• Short exercise:
Without the pictures, please reproduce only the lines from the one with "Reproduce this chart with D3.js." through the one with "const markerSnr = [-8, -4, 0, 4, 8, 12, 16, 20];", both included.

• Raw records:
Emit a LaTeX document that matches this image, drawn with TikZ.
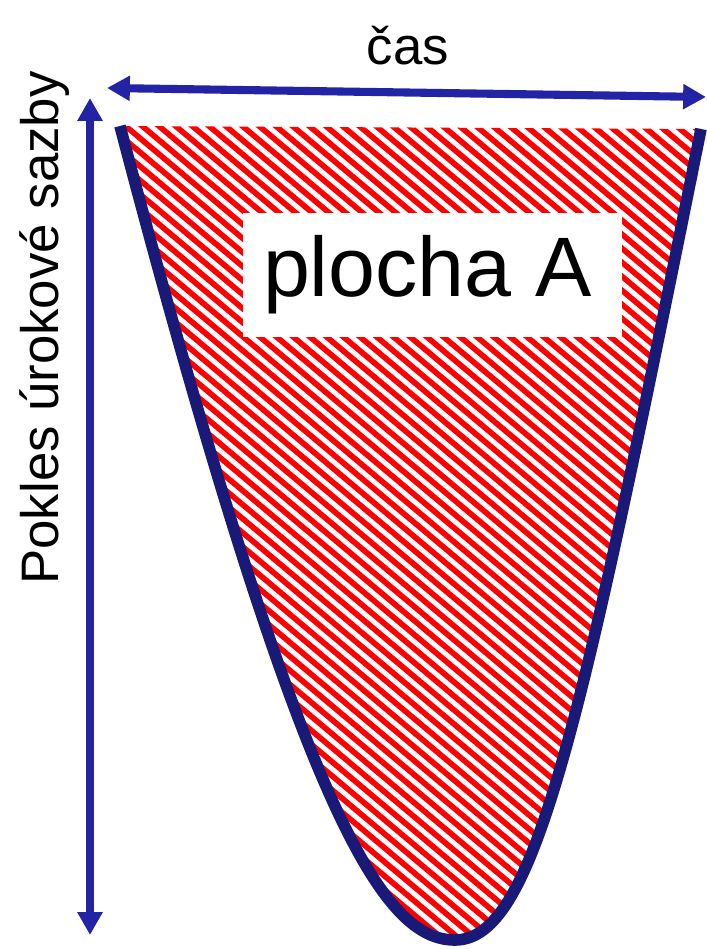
\documentclass[tikz,border=0pt]{standalone}
\usepackage{fontspec}
\setmainfont{Liberation Sans}
\usetikzlibrary{arrows.meta}
\definecolor{arrowblue}{RGB}{35,35,165}
\definecolor{curveblue}{RGB}{25,25,120}
\begin{document}
\begin{tikzpicture}[x=0.01cm,y=-0.01cm,
  dimarrow/.style={arrowblue, line width=2.3pt, {Triangle[length=6.5pt,width=6.8pt]}-{Triangle[length=6.5pt,width=6.8pt]}},
  bowl/.style={curveblue, line width=3.3pt},
  stripe/.style={red, line width=1.6pt},
  labeltext/.style={font=\fontsize{15}{18}\selectfont, inner sep=0pt},
  areabox/.style={fill=white, inner sep=0pt, minimum width=107.8pt, minimum height=35.3pt, font=\fontsize{24}{28}\selectfont}]
\useasboundingbox (0,0) rectangle (707,949);
\coordinate (tl) at (120,126);
\coordinate (tr) at (701,129);
\coordinate (bot) at (455,940);
\begin{scope}
  \clip (tl) .. controls (304,827) and (385,940) .. (bot) .. controls (535,940) and (580,730) .. (tr) -- cycle;
  \foreach \i in {0,...,105} {
    \draw[stripe] ({-1010+16.7*\i},0) -- ++(1200,1007);
  }
\end{scope}
\node[areabox] (area) at (432.5,275) {\hspace*{-3pt}plocha A};
\draw[bowl] (tl) .. controls (304,827) and (385,940) .. (bot) .. controls (535,940) and (580,730) .. (tr);
\coordinate (hl) at (107,88);
\coordinate (hr) at (706,97);
\draw[dimarrow] (hl) -- (hr);
\coordinate (vt) at (90,98);
\coordinate (vb) at (90,935);
\draw[dimarrow] (vt) -- (vb);
\node[labeltext] (cas) at (408,46) {čas};
\node[labeltext, rotate=90] (pokles) at (45,328) {Pokles úrokové sazby};
\end{tikzpicture}
\end{document}
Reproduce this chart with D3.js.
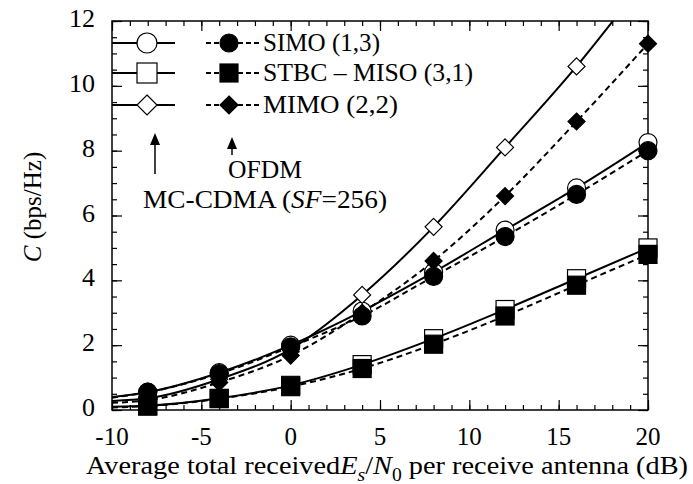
<!DOCTYPE html>
<html>
<head>
<meta charset="utf-8">
<script src="https://cdn.jsdelivr.net/npm/d3@7"></script>
<style>
  body { margin: 0; background: #fff; }
</style>
</head>
<body>
<script>
// ---------------- DATA ----------------
const snr = [-10, -8, -4, 0, 4, 8, 12, 16, 20];      // dB
const markerSnr = [-8, -4, 0, 4, 8, 12, 16, 20];

// MC-CDMA (SF=256) -> solid lines, open markers
const simoMc  = [0.40, 0.55, 1.15, 2.00, 3.05, 4.25, 5.55, 6.85, 8.25];
const stbcMc  = [0.10, 0.13, 0.36, 0.76, 1.40, 2.20, 3.10, 4.05, 5.00];
const mimoMc  = [0.28, 0.36, 0.95, 1.88, 3.55, 5.65, 8.10, 10.60, 13.40];
// OFDM -> dashed lines, filled markers
const simoOf  = [0.38, 0.55, 1.12, 1.95, 2.90, 4.12, 5.35, 6.65, 8.00];
const stbcOf  = [0.08, 0.12, 0.35, 0.72, 1.28, 2.03, 2.90, 3.85, 4.80];
const mimoOf  = [0.22, 0.30, 0.85, 1.68, 3.00, 4.60, 6.60, 8.90, 11.30];

const legendLabels = ["SIMO (1,3)", "STBC \u2013 MISO (3,1)", "MIMO (2,2)"];
const yTicks = [0, 2, 4, 6, 8, 10, 12];
const xTicks = [-10, -5, 0, 5, 10, 15, 20];

const series = [
  { vals: simoMc, shape: "circle",  fill: "#fff", dash: null },
  { vals: stbcMc, shape: "square",  fill: "#fff", dash: null },
  { vals: mimoMc, shape: "diamond", fill: "#fff", dash: null },
  { vals: simoOf, shape: "circle",  fill: "#000", dash: "6,4" },
  { vals: stbcOf, shape: "square",  fill: "#000", dash: "6,4" },
  { vals: mimoOf, shape: "diamond", fill: "#000", dash: "6,4" }
];

// ---------------- SVG ----------------
const W = 693, H = 484;
const m = { left: 112, right: 45, top: 21, bottom: 74 };
const iw = W - m.left - m.right, ih = H - m.top - m.bottom;

const svg = d3.select("body").append("svg")
  .attr("width", W).attr("height", H);

// serif text, optionally stretched to the width
function txt(parent, xp, yp, size, width) {
  const t = parent.append("text").attr("x", xp).attr("y", yp)
    .attr("font-size", size)
    .style("font-family", '"Liberation Serif"');
  if (width) t.attr("textLength", width).attr("lengthAdjust", "spacingAndGlyphs");
  return t;
}

const x = d3.scaleLinear().domain([-10, 20]).range([0, iw]);
const y = d3.scaleLinear().domain([0, 12]).range([ih, 0]);

const g = svg.append("g").attr("transform", `translate(${m.left},${m.top})`);

const defs = svg.append("defs");
defs.append("clipPath").attr("id", "clip")
  .append("rect").attr("x", -12).attr("y", 0).attr("width", iw + 24).attr("height", ih + 12);
defs.append("clipPath").attr("id", "clipLine")
  .append("rect").attr("x", 0).attr("y", 0).attr("width", iw).attr("height", ih);

// ---------------- AXES (ticks inside on all sides) ----------------
function tickAxis(axisFn, scale, vals, len, tr) {
  const a = g.append("g").attr("transform", tr)
    .call(axisFn(scale).tickValues(vals).tickSize(len).tickFormat(""));
  a.select(".domain").remove();
  a.selectAll("line").attr("stroke", "#000").attr("stroke-width", 1.2);
}
const xMinor = d3.range(-10, 21, 1), yMinor = d3.range(0, 12.01, 0.5);
tickAxis(d3.axisBottom, x, xMinor, -5, `translate(0,${ih})`);
tickAxis(d3.axisBottom, x, xTicks, -10, `translate(0,${ih})`);
tickAxis(d3.axisTop, x, xMinor, -5, "translate(0,0)");
tickAxis(d3.axisTop, x, xTicks, -10, "translate(0,0)");
tickAxis(d3.axisLeft, y, yMinor, -5, "translate(0,0)");
tickAxis(d3.axisLeft, y, yTicks, -10, "translate(0,0)");
tickAxis(d3.axisRight, y, yMinor, -5, `translate(${iw},0)`);
tickAxis(d3.axisRight, y, yTicks, -10, `translate(${iw},0)`);

g.append("rect").attr("width", iw).attr("height", ih)
  .attr("fill", "none").attr("stroke", "#000").attr("stroke-width", 1.5);

// tick labels
xTicks.forEach(d => {
  txt(g, x(d), ih + 35, 25).attr("text-anchor", "middle").text(d);
});
yTicks.forEach(d => {
  txt(g, -17, y(d) + 6, 26).attr("text-anchor", "end").text(d);
});

// axis titles
const yt = txt(svg, 0, 0, 25)
  .attr("transform", `translate(41,207) rotate(-90)`)
  .attr("text-anchor", "middle");
yt.append("tspan").attr("font-style", "italic").text("C");
yt.append("tspan").text(" (bps/Hz)");

const xt = txt(svg, 86, 474, 26, 602);
xt.append("tspan").text("Average total received");
xt.append("tspan").attr("font-style", "italic").text("E");
xt.append("tspan").attr("font-size", 18).attr("dy", 7).attr("font-style", "italic").text("s");
xt.append("tspan").attr("dy", -7).text("/");
xt.append("tspan").attr("font-style", "italic").text("N");
xt.append("tspan").attr("font-size", 18).attr("dy", 7).text("0");
xt.append("tspan").attr("dy", -7).text(" per receive antenna (dB)");

// ---------------- MARKERS ----------------
function drawMarker(sel, shape, fill, s) {
  if (shape === "circle") {
    sel.append("circle").attr("r", s).attr("fill", fill)
      .attr("stroke", "#000").attr("stroke-width", 1.2);
  } else if (shape === "square") {
    sel.append("rect").attr("x", -s).attr("y", -s).attr("width", 2 * s).attr("height", 2 * s)
      .attr("fill", fill).attr("stroke", "#000").attr("stroke-width", 1.2);
  } else {
    sel.append("path").attr("d", `M0,${-s}L${s},0L0,${s}L${-s},0Z`)
      .attr("fill", fill).attr("stroke", "#000").attr("stroke-width", 1.2);
  }
}

// ---------------- LINES ----------------
const line = d3.line()
  .x((d, i) => x(snr[i]))
  .y(d => y(d))
  .curve(d3.curveMonotoneX);

series.forEach(s => {
  g.append("path").datum(s.vals)
    .attr("clip-path", "url(#clipLine)")
    .attr("d", line).attr("fill", "none").attr("stroke", "#000")
    .attr("stroke-width", 2).attr("stroke-dasharray", s.dash);
});

series.forEach(s => {
  const pts = g.append("g").attr("clip-path", "url(#clip)");
  markerSnr.forEach(v => {
    const val = s.vals[snr.indexOf(v)];
    const mg = pts.append("g").attr("transform", `translate(${x(v)},${y(val)})`);
    drawMarker(mg, s.shape, s.fill, s.shape === "diamond" ? 8.5 : 9);
  });
});

// ---------------- LEGEND ----------------
const legY = [43, 73, 105];
const legW = [117, 210, 135];
const shapes = ["circle", "square", "diamond"];
legendLabels.forEach((lab, i) => {
  svg.append("line").attr("x1", 112).attr("x2", 175).attr("y1", legY[i]).attr("y2", legY[i])
    .attr("stroke", "#000").attr("stroke-width", 2);
  drawMarker(svg.append("g").attr("transform", `translate(147,${legY[i]})`),
    shapes[i], "#fff", 10);
  svg.append("line").attr("x1", 206).attr("x2", 260).attr("y1", legY[i]).attr("y2", legY[i])
    .attr("stroke", "#000").attr("stroke-width", 2).attr("stroke-dasharray", "5,3");
  drawMarker(svg.append("g").attr("transform", `translate(229,${legY[i]})`),
    shapes[i], "#000", 9);
  txt(svg, 263, legY[i] + 8, 26, legW[i]).text(lab);
});

// ---------------- ANNOTATIONS ----------------
function arrow(x0, yTip, yTail) {
  svg.append("line").attr("x1", x0).attr("x2", x0).attr("y1", yTail).attr("y2", yTip + 6)
    .attr("stroke", "#000").attr("stroke-width", 1.5);
  svg.append("path").attr("d", `M${x0},${yTip}L${x0 - 5},${yTip + 12}L${x0 + 5},${yTip + 12}Z`)
    .attr("fill", "#000");
}
arrow(155, 133, 174);
arrow(232, 137, 155);

txt(svg, 228, 178, 26, 74).text("OFDM");
const mc = txt(svg, 143, 208, 26, 244);
mc.append("tspan").text("MC-CDMA (");
mc.append("tspan").attr("font-style", "italic").text("SF");
mc.append("tspan").text("=256)");
</script>
</body>
</html>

• Final answer:
Reproduce this chart with D3.js.
<!DOCTYPE html>
<html>
<head>
<meta charset="utf-8">
<script src="https://cdn.jsdelivr.net/npm/d3@7"></script>
<style>
  body { margin: 0; background: #fff; }
</style>
</head>
<body>
<script>
// ---------------- DATA ----------------
const snr = [-10, -8, -4, 0, 4, 8, 12, 16, 20];      // dB
const markerSnr = [-8, -4, 0, 4, 8, 12, 16, 20];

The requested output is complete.